_Information provided:_
-*-

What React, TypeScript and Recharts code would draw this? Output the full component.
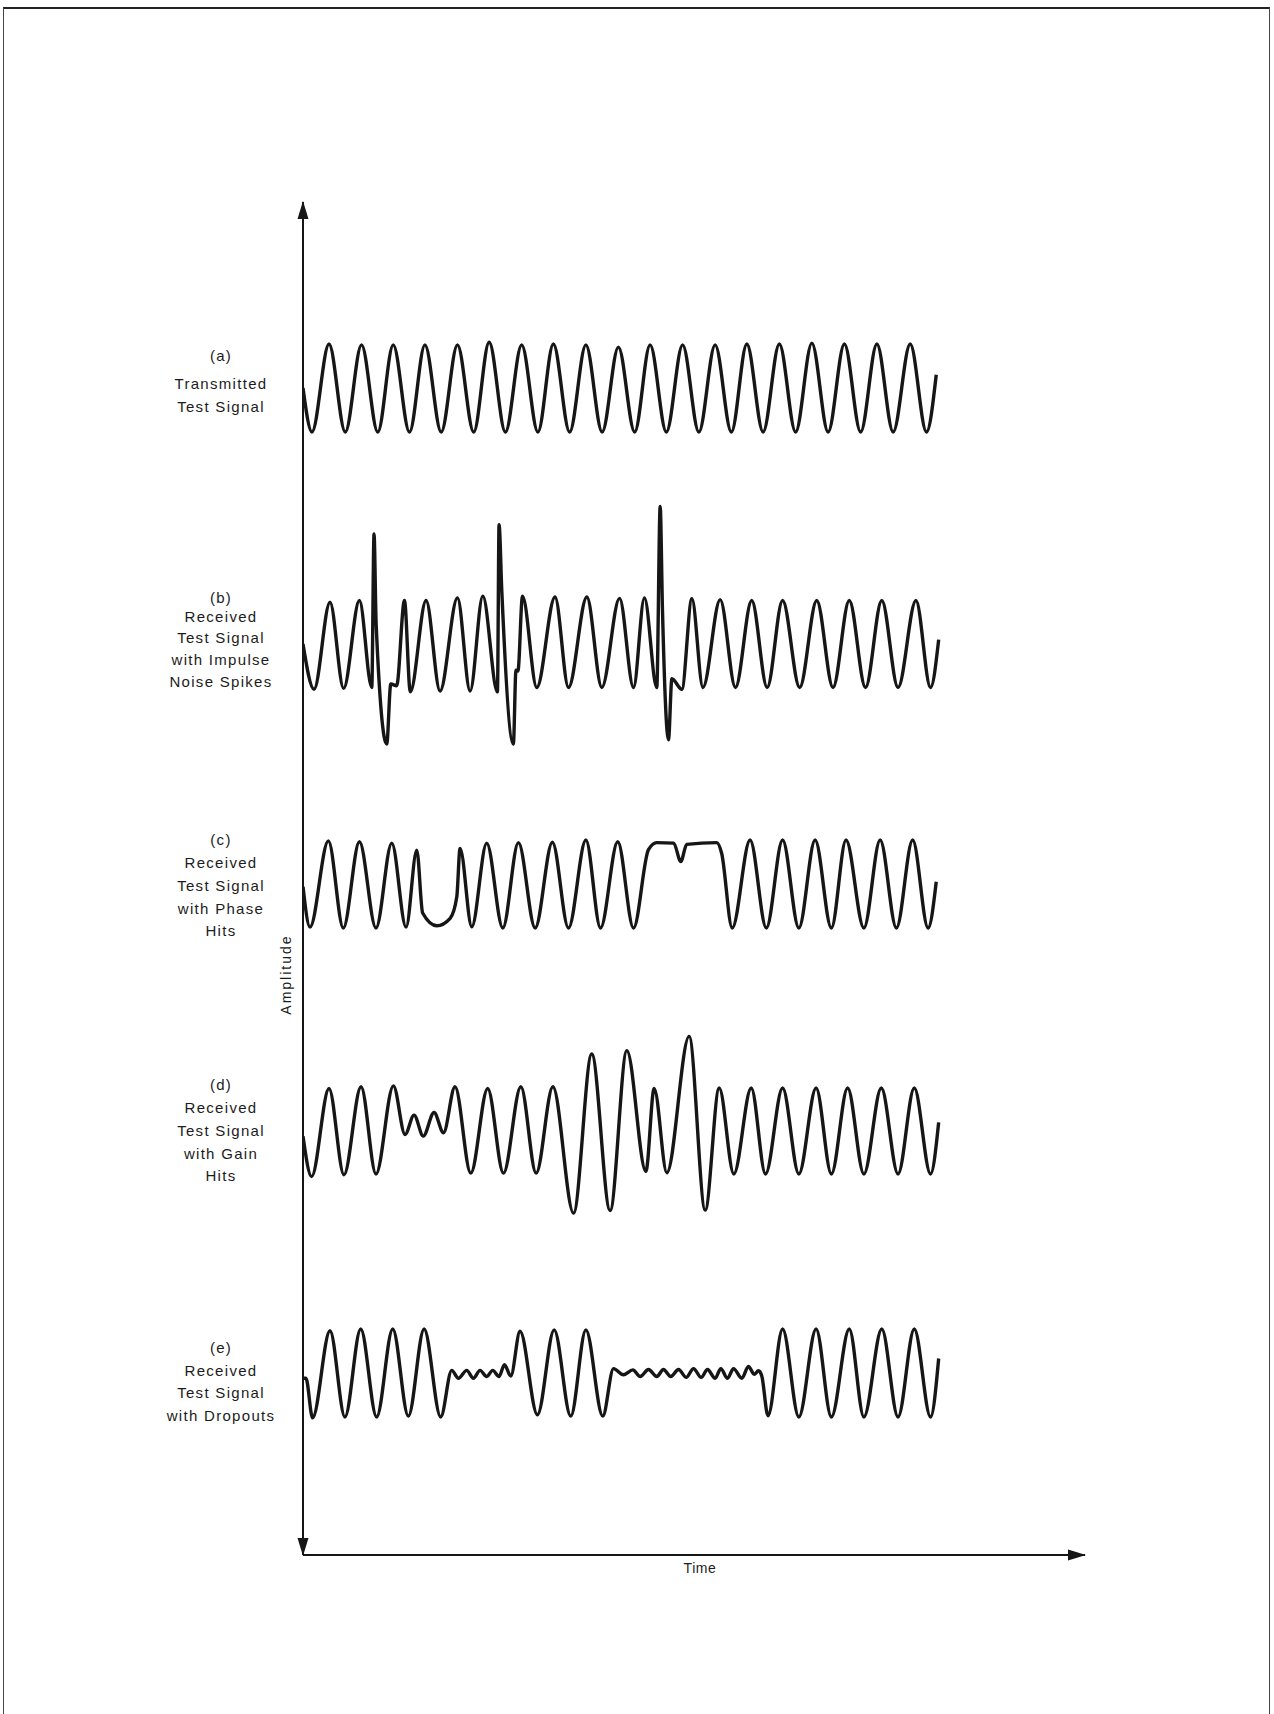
import { LineChart, Line, XAxis, YAxis, ReferenceDot } from 'recharts'

// time is counted in half-cycles of the test tone, amplitude in units of a normal peak
type Pt = [number, number]

const transmitted: Pt[] = [
  [0, 0], [0.55, -1], [1.6, 1], [2.6, -1], [3.6, 0.98], [4.6, -1], [5.55, 0.98], [6.55, -1],
  [7.5, 0.98], [8.5, -1], [9.5, 0.98], [10.5, -1], [11.45, 1.04], [12.45, -1], [13.45, 0.98],
  [14.45, -1], [15.4, 1], [16.4, -1], [17.4, 0.98], [18.4, -1], [19.4, 0.93], [20.4, -1],
  [21.35, 0.98], [22.35, -1], [23.35, 0.98], [24.35, -1], [25.35, 0.98], [26.35, -1],
  [27.3, 1], [28.3, -1], [29.3, 1], [30.3, -1], [31.3, 1.02], [32.3, -1], [33.3, 1],
  [34.3, -1], [35.3, 1], [36.3, -1], [37.35, 1], [38.35, -1], [38.95, 0.3],
]

const impulseNoise: Pt[] = [
  [0, 0], [0.68, -1.04], [1.66, 0.96], [2.5, -1.02], [3.47, 1], [4.23, -1], [4.37, 2.53],
  [4.5, 0.45], [5.15, -2.3], [5.4, -0.92], [5.76, -0.96], [6.24, 1], [6.6, -1.1], [7.57, 1],
  [8.43, -1.08], [9.5, 1.06], [10.28, -1.08], [11.06, 1.1], [11.96, -1.1], [12.06, 2.74],
  [12.23, 1.2], [12.94, -2.3], [13.1, -0.6], [13.22, -0.62], [13.5, 1.1], [14.38, -1],
  [15.5, 1.08], [16.33, -1], [17.46, 1.08], [18.38, -1], [19.47, 1.05], [20.33, -1],
  [21, 1.06], [21.76, -1], [21.97, 3.16], [22.11, 0.8], [22.48, -2.2], [22.69, -0.8],
  [23.3, -1.04], [23.92, 1.04], [24.6, -1], [25.66, 1.02], [26.6, -1], [27.6, 1],
  [28.55, -1], [29.5, 1], [30.55, -1], [31.6, 1], [32.6, -1], [33.6, 1], [34.6, -1],
  [35.6, 1], [36.6, -1], [37.7, 1], [38.6, -1], [39.1, 0.1],
]

const phaseHits: Pt[] = [
  [0, -0.06], [0.43, -0.98], [1.56, 0.98], [2.48, -1], [3.47, 0.96], [4.49, -1], [5.46, 0.93],
  [6.34, -0.98], [7, 0.77], [7.36, -0.66], [8.23, -0.95], [9.05, -0.78], [9.46, -0.29],
  [9.66, 0.81], [10.38, -0.97], [11.3, 0.93], [12.29, -1], [13.25, 0.94], [14.28, -1],
  [15.34, 0.95], [16.33, -1], [17.4, 1], [18.3, -1], [19.36, 0.96], [20.33, -1],
  [21.25, 0.78], [21.76, 0.94], [22.8, 0.93], [23.24, 0.51], [23.6, 0.9], [25.45, 0.94],
  [25.75, 0.7], [26.4, -1], [27.5, 1], [28.5, -1], [29.5, 1], [30.5, -1], [31.5, 1],
  [32.5, -1], [33.4, 1], [34.5, -1], [35.5, 1], [36.5, -1], [37.5, 1], [38.45, -1],
  [38.95, 0.05],
]

const gainHits: Pt[] = [
  [0, -0.12], [0.53, -1.06], [1.6, 0.99], [2.52, -1.02], [3.57, 1.03], [4.49, -1], [5.56, 1.05],
  [6.28, -0.08], [6.83, 0.37], [7.4, -0.12], [8.06, 0.43], [8.64, -0.04], [9.35, 1.03],
  [10.32, -0.98], [11.36, 0.99], [12.33, -0.98], [13.4, 1.03], [14.34, -0.98], [15.37, 1.03],
  [16.64, -1.91], [17.76, 1.79], [18.89, -1.85], [19.92, 1.87], [21.09, -0.94], [21.6, 0.99],
  [22.38, -0.97], [23.75, 2.2], [24.74, -1.84], [25.6, 1], [26.5, -1], [27.57, 1],
  [28.45, -1], [29.5, 1], [30.5, -1], [31.56, 1], [32.5, -1], [33.5, 1], [34.5, -1],
  [35.57, 1], [36.6, -1], [37.6, 1], [38.6, -1], [39.1, 0.2],
]

const dropouts: Pt[] = [
  [0, -0.12], [0.18, -0.12], [0.59, -1.02], [1.66, 0.96], [2.58, -1], [3.55, 1], [4.53, -1],
  [5.52, 1], [6.48, -0.98], [7.45, 1], [8.47, -1], [9.15, 0.06], [9.56, -0.12], [10.07, 0.06],
  [10.48, -0.12], [10.89, 0.06], [11.3, -0.08], [11.67, 0.06], [12.06, -0.08], [12.39, 0.19],
  [12.78, -0.07], [13.35, 0.95], [14.42, -0.95], [15.45, 0.98], [16.47, -0.98], [17.4, 0.98],
  [18.44, -0.98], [19.1, 0.1], [19.71, -0.04], [20.29, 0.07], [20.74, -0.08], [21.25, 0.08],
  [21.76, -0.08], [22.17, 0.08], [22.62, -0.08], [23.1, 0.08], [23.57, -0.1], [24.02, 0.1],
  [24.49, -0.1], [24.88, 0.08], [25.35, -0.12], [25.7, 0.1], [26.11, -0.12], [26.48, 0.1],
  [26.99, -0.12], [27.4, 0.15], [27.75, -0.03], [28.02, 0.05], [28.22, -0.07], [28.6, -0.97],
  [29.5, 1], [30.5, -1], [31.56, 1], [32.5, -1], [33.6, 1], [34.5, -1], [35.6, 1], [36.6, -1],
  [37.6, 1], [38.6, -1], [39.1, 0.33],
]

const labelA = ['(a)', 'Transmitted', 'Test Signal']
const labelB = ['(b)', 'Received', 'Test Signal', 'with Impulse', 'Noise Spikes']
const labelC = ['(c)', 'Received', 'Test Signal', 'with Phase', 'Hits']
const labelD = ['(d)', 'Received', 'Test Signal', 'with Gain', 'Hits']
const labelE = ['(e)', 'Received', 'Test Signal', 'with Dropouts']

const W = 1274
const H = 1714
const PLOT_LEFT = 303
const PLOT_RIGHT = 1085
const PLOT_TOP = 202
const PLOT_BOTTOM = 1555
const X_MAX = 48.1
const INK = '#161616'
const FONT = '"Liberation Sans", Arial, sans-serif'

// where each trace sits on the page (centre line and px per unit)
const panels = [
  { id: 'a', data: transmitted, lines: labelA, center: 388, amp: 44, offs: [-33, -5, 18] },
  { id: 'b', data: impulseNoise, lines: labelB, center: 644, amp: 43.5, offs: [-47, -28, -7, 15, 37] },
  { id: 'c', data: phaseHits, lines: labelC, center: 884, amp: 44, offs: [-45, -22, 1, 24, 46] },
  { id: 'd', data: gainHits, lines: labelD, center: 1131, amp: 43, offs: [-47, -24, -1, 22, 44] },
  { id: 'e', data: dropouts, lines: labelE, center: 1373, amp: 44, offs: [-26, -3, 19, 42] },
]

const toPoints = (pts: Pt[]) => pts.map(([t, v]) => ({ t, v }))

function PanelLabel({ cx, cy, lines, offs }: any) {
  return (
    <g>
      {lines.map((s: string, i: number) => (
        <text
          key={i}
          x={cx - 82}
          y={cy + offs[i]}
          textAnchor="middle"
          dominantBaseline="central"
          fontFamily={FONT}
          fontSize={15}
          letterSpacing={1.3}
          fill="#1c1c1c"
        >
          {s}
        </text>
      ))}
    </g>
  )
}

function AmplitudeLabel(props: any) {
  const vb = props.viewBox || { x: PLOT_LEFT - 1, y: PLOT_TOP, width: 1, height: PLOT_BOTTOM - PLOT_TOP }
  const x = vb.x + (vb.width || 0) - 17
  const y = vb.y + vb.height * 0.571
  return (
    <text
      x={x}
      y={y}
      transform={`rotate(-90 ${x} ${y})`}
      textAnchor="middle"
      dominantBaseline="central"
      fontFamily={FONT}
      fontSize={14}
      letterSpacing={2}
      fill="#1c1c1c"
    >
      Amplitude
    </text>
  )
}

function TimeLabel(props: any) {
  const vb = props.viewBox || { x: PLOT_LEFT, y: PLOT_BOTTOM, width: PLOT_RIGHT - PLOT_LEFT }
  return (
    <text
      x={vb.x + vb.width / 2 + 6}
      y={vb.y + 13}
      textAnchor="middle"
      dominantBaseline="central"
      fontFamily={FONT}
      fontSize={14}
      letterSpacing={0.6}
      fill="#1c1c1c"
    >
      Time
    </text>
  )
}

export default function App() {
  return (
    <div style={{ position: 'absolute', left: 0, top: 0, width: W, height: H, background: '#fff' }}>
      <div
        style={{
          position: 'absolute',
          left: 3,
          top: 7,
          width: 1267,
          height: H - 7,
          borderTop: '2px solid #222',
          borderLeft: '1px solid #444',
          borderRight: '1px solid #444',
          boxSizing: 'border-box',
        }}
      />
      <LineChart
        width={W}
        height={H}
        margin={{ top: PLOT_TOP, right: W - PLOT_RIGHT, bottom: H - PLOT_BOTTOM - 30, left: PLOT_LEFT - 1 }}
        style={{ position: 'absolute', left: 0, top: 0 }}
      >
        <defs>
          <marker
            id="arrowHead"
            markerUnits="userSpaceOnUse"
            markerWidth={18}
            markerHeight={12}
            refX={17}
            refY={6}
            orient="auto-start-reverse"
          >
            <path d="M0,0.5 L18,6 L0,11.5 Z" fill={INK} />
          </marker>
        </defs>
        <XAxis
          dataKey="t"
          type="number"
          domain={[0, X_MAX]}
          allowDataOverflow
          height={30}
          tick={false}
          tickLine={false}
          axisLine={{ stroke: INK, strokeWidth: 2, markerEnd: 'url(#arrowHead)' }}
          label={TimeLabel}
        />
        {panels.map((p) => (
          <YAxis
            key={p.id}
            yAxisId={p.id}
            type="number"
            hide
            width={0}
            allowDataOverflow
            domain={[-(PLOT_BOTTOM - p.center) / p.amp, (p.center - PLOT_TOP) / p.amp]}
          />
        ))}
        <YAxis
          yAxisId="frame"
          type="number"
          domain={[0, 1]}
          width={1}
          tick={false}
          tickLine={false}
          axisLine={{
            stroke: INK,
            strokeWidth: 2,
            markerStart: 'url(#arrowHead)',
            markerEnd: 'url(#arrowHead)',
          }}
          label={AmplitudeLabel}
        />
        {panels.map((p) => (
          <ReferenceDot
            key={'lbl' + p.id}
            x={0}
            y={0}
            yAxisId={p.id}
            r={1}
            shape={(s: any) => <PanelLabel cx={s.cx} cy={s.cy} lines={p.lines} offs={p.offs} />}
          />
        ))}
        {panels.map((p) => (
          <Line
            key={'line' + p.id}
            yAxisId={p.id}
            data={toPoints(p.data)}
            dataKey="v"
            type="monotone"
            stroke={INK}
            strokeWidth={3.4}
            strokeLinejoin="round"
            dot={false}
            activeDot={false}
            isAnimationActive={false}
          />
        ))}
      </LineChart>
    </div>
  )
}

-*-

_The problem:_
Only the lines from the start of the material through the line containing "type Pt = [number, number]" should be transcribed. Pictures stay out.

_Result of this task:_
What React, TypeScript and Recharts code would draw this? Output the full component.
import { LineChart, Line, XAxis, YAxis, ReferenceDot } from 'recharts'

// time is counted in half-cycles of the test tone, amplitude in units of a normal peak
type Pt = [number, number]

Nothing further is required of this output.